Sooner or later, technology will bring you everything you want, but at a cost of everything you need: the biological consequences of technological divergence create the need for medical heroics. You know how that works: sand into computer chips, molecules into drugs, and genes into designer life forms—a clever means of morphing one shadow into another while robbing Peter to pay Paul.

But let’s imagine the following scenario. Let’s imagine that you won’t be eaten by a saber-toothed tiger, starvation isn’t on the radar screen, and infection isn’t fatal. Physically, you pay the cost of living through intelligently designed physical activity. You defy agribusiness’ food pyramid scheme and eat a diet composed of mostly raw plant matter and much less of the three anti-food groups: dairy, grains, and meat. You live in a modest home with few material distractions. You are minimally exposed to noise, air, or water pollution, pesticides, herbicides, electromagnetic noise, plastics, concrete, steel, traffic jams, being on hold, information overload, computer viruses, or anything else nature ignorantly forgot. After all, less busy work, more introspection, and dynamic balance between mind and body are music to the soul and its subtle, resonant energies.
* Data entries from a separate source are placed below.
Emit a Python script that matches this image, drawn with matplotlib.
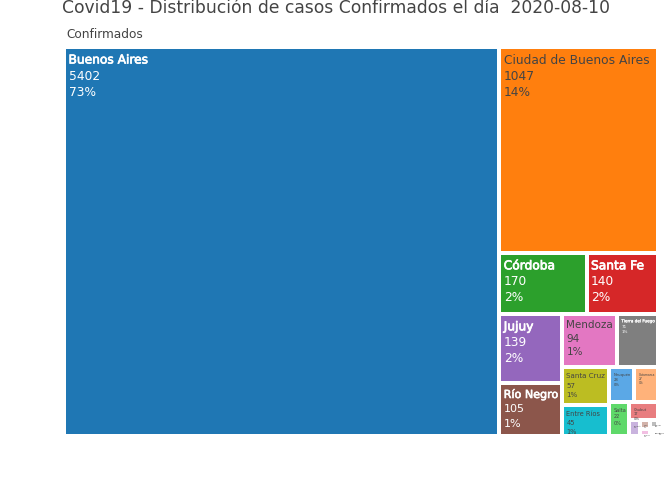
import matplotlib
matplotlib.use("Agg")
import matplotlib.pyplot as plt
import matplotlib.patheffects as pe

names = ["Buenos Aires", "Ciudad de Buenos Aires", "Córdoba", "Santa Fe", "Jujuy", "Río Negro",
         "Mendoza", "Tierra del Fuego", "Santa Cruz", "Entre Ríos", "Neuquén", "Catamarca",
         "Salta", "Chubut", "Tucumán", "Chaco", "La Rioja", "San Luis", "Corrientes", "Misiones"]
values = [5402, 1047, 170, 140, 139, 105, 94, 71, 57, 45, 28, 27, 22, 17, 5, 3, 2, 2, 1, 1]
percents = ["73%", "14%", "2%", "2%", "2%", "1%", "1%", "1%", "1%", "1%", "0%", "0%", "0%", "0%",
            "0%", "0%", "0%", "0%", "0%", "0%"]
colors = ["#1f77b4", "#ff7f0e", "#2ca02c", "#d62728", "#9467bd", "#8c564b", "#e377c2", "#7f7f7f",
          "#bcbd22", "#17becf", "#5ba8e6", "#ffb27a", "#5fd96a", "#e87d7f", "#c9b3de", "#d3b3aa",
          "#f2bfe2", "#bdbdbd", "#e3e46c", "#8fe5ee"]
light_text = [True, False, True, True, True, True, False, True, False, False,
              False, False, False, False, False, False, False, False, False, False]

title = "Covid19 - Distribución de casos Confirmados el día  2020-08-10"
path_label = "Confirmados"
TEXT = "#444444"
RATIO = 1.0
GAP = 4.0


def squarify(vals, x0, y0, x1, y1):
    """d3-hierarchy squarify tiling; returns rectangles in the same order as vals."""
    out = []
    i, n = 0, len(vals)
    remaining = float(sum(vals))
    while i < n:
        dx, dy = x1 - x0, y1 - y0
        j = i
        sum_v = vals[j]
        j += 1
        min_v = max_v = sum_v
        alpha = max(dy / dx, dx / dy) / (remaining * RATIO)
        beta = sum_v * sum_v * alpha
        min_ratio = max(max_v / beta, beta / min_v)
        while j < n:
            v = vals[j]
            new_sum = sum_v + v
            mn, mx = min(min_v, v), max(max_v, v)
            beta = new_sum * new_sum * alpha
            ratio = max(mx / beta, beta / mn)
            if ratio > min_ratio:
                break
            sum_v, min_v, max_v, min_ratio = new_sum, mn, mx, ratio
            j += 1
        row = vals[i:j]
        if dx < dy:
            yb = y1 if j == n else y0 + dy * sum_v / remaining
            xc = x0
            for v in row:
                xn = xc + (x1 - x0) * v / sum_v
                out.append((xc, y0, xn, yb))
                xc = xn
            y0 = yb
        else:
            xb = x1 if j == n else x0 + dx * sum_v / remaining
            yc = y0
            for v in row:
                yn = yc + (y1 - y0) * v / sum_v
                out.append((x0, yc, xb, yn))
                yc = yn
            x0 = xb
        remaining -= sum_v
        i = j
    return out


fig = plt.figure(figsize=(6.72, 4.80), dpi=100)
ax = fig.add_axes([0, 0, 1, 1])
ax.set_xlim(0, 672)
ax.set_ylim(480, 0)
ax.axis("off")
plt.rcParams["font.family"] = "DejaVu Sans"

rects = squarify(values, 66 - GAP / 2, 49 - GAP / 2, 656.4 + GAP / 2, 433.5 + GAP / 2)
renderer = fig.canvas.get_renderer()
LS = 1.82
for (x0, y0, x1, y1), name, val, pct, col, light in zip(rects, names, values, percents, colors, light_text):
    x0, y0, x1, y1 = x0 + GAP / 2, y0 + GAP / 2, x1 - GAP / 2, y1 - GAP / 2
    ax.bar(x0, y1 - y0, width=x1 - x0, bottom=y0, align="edge", color=col, edgecolor="none")
    tc = "white" if light else TEXT
    fs = 8.8
    lines = [name, str(val), pct]
    ts = [ax.text(x0 + 2.5, y0 + 4 + k * LS * fs, s, fontsize=fs, color=tc, va="top", ha="left")
          for k, s in enumerate(lines)]
    w = max(t.get_window_extent(renderer).width for t in ts)
    avail = max(x1 - x0 - 4, 1)
    scale = min(1.0, avail / w, (y1 - y0) / (3 * LS * fs))
    for k, t in enumerate(ts):
        t.set_fontsize(fs * scale)
        t.set_y(y0 + 3 + 1.5 * scale + k * LS * fs * scale)
    if light:
        ts[0].set_path_effects([pe.withStroke(linewidth=0.5 * scale, foreground="white")])

ax.text(336, 8, title, fontsize=12.36, color=TEXT, ha="center", va="center")
ax.text(66, 35, path_label, fontsize=8.7, color=TEXT, ha="left", va="center")
fig.savefig("out.png", dpi=100, facecolor="white")
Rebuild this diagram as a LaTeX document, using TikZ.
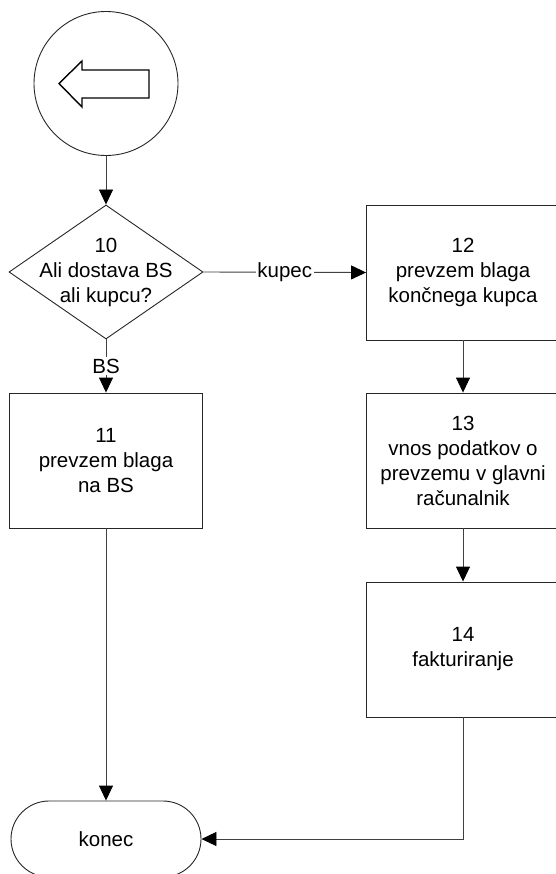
\documentclass[tikz,border=0pt]{standalone}
\usepackage{fontspec}
\setmainfont{Liberation Sans}
\usetikzlibrary{shapes.geometric,shapes.misc,arrows.meta}
\begin{document}
\begin{tikzpicture}[x=1pt, y=-1pt,
  font=\fontsize{20.5}{25}\selectfont,
  every node/.style={line width=0.9pt, draw=black!85},
  stepbox/.style={draw, rectangle, minimum width=193, minimum height=135, align=center, inner sep=0},
  conn/.style={line width=0.9pt, black!75},
  arr/.style={conn, -{Triangle[length=15pt,width=14pt,fill=black,color=black]}},
  lbl/.style={draw=none, fill=white, text=black, inner sep=1.5pt}]
  \useasboundingbox (0,0) rectangle (555,874);

  % start: off-page connector
  \node[draw, circle, minimum size=144, inner sep=0] (start) at (106,83.5) {};
  \draw[line width=1.4pt, line join=miter] (59,83.5) -- (82,61) -- (82,70) -- (149,70)
    -- (149,98) -- (82,98) -- (82,107) -- cycle;

  % decision 10
  \node[draw, diamond, minimum width=194, minimum height=134, inner sep=0] (d10) at (106,272) {};
  \node[draw=none, align=center] at (d10) {10\\Ali dostava BS\\ali kupcu?};

  % process boxes
  \node[stepbox] (b12) at (463,272.5) {12\\prevzem blaga\\končnega kupca};
  \node[stepbox] (b11) at (106,460.5) {11\\prevzem blaga\\na BS};
  \node[stepbox] (b13) at (463,460.5) {13\\vnos podatkov o\\prevzemu v glavni\\računalnik};
  \node[stepbox] (b14) at (463,649.5) {14\\fakturiranje};

  % end
  \node[draw, rounded rectangle, minimum width=190, minimum height=76, inner sep=0] (konec) at (106,839) {konec};

  % connectors
  \draw[arr] (start.south) -- (d10.north);
  \draw[arr] (d10.east) -- node[lbl] {kupec} (b12.west);
  \draw[arr] (d10.south) -- node[lbl] {BS} (b11.north);
  \draw[arr] (b12.south) -- (b13.north);
  \draw[arr] (b13.south) -- (b14.north);
  \draw[arr] (b11.south) -- (konec.north);
  \draw[arr] (b14.south) |- (konec.east);
\end{tikzpicture}
\end{document}
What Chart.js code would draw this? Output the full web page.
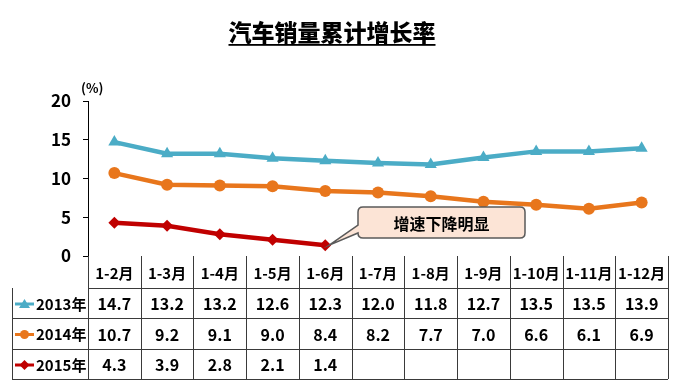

Now let’s imagine what it all means. Shadows—and modern medicine as you know it—would disappear. The planet’s ecosystem—in concert with your genome—would work according to expectations. Elasticity of adaptive response would not be beyond the red line. Financial net worth and bionetworth would be prioritized and placed in their proper perspective. Your lifestyle would automatically give you an enormous bionetworth. Indeed, mankind, once again, after a seemingly infinite stupor, would reconnect to nature and be given back one of human nature’s most extraordinary gifts and values: a consciousness of well-being.

Consciousness of well-being? Now what does that mean? It sounds so trendy, so new age. But it’s not: it’s actually ancient—it predates language. Possessing a consciousness of well-being is an absolutely essential component of quality of life at the highest level. It means that you feel alive, perhaps for the first time since you were a kid; that you are constantly aware of and experience continuous joy from your newly rejuvenated condition of vibrant, biological fitness; that you have the energy, courage, and motivation to do whatever you want; it is the difference between merely climbing a mountain at the age of 30 and climbing a mountain at the age of 85—and having it be the grandest experience of your life. This is all possible, but it’s up to you. Are you ready to build a nest egg for your biological self?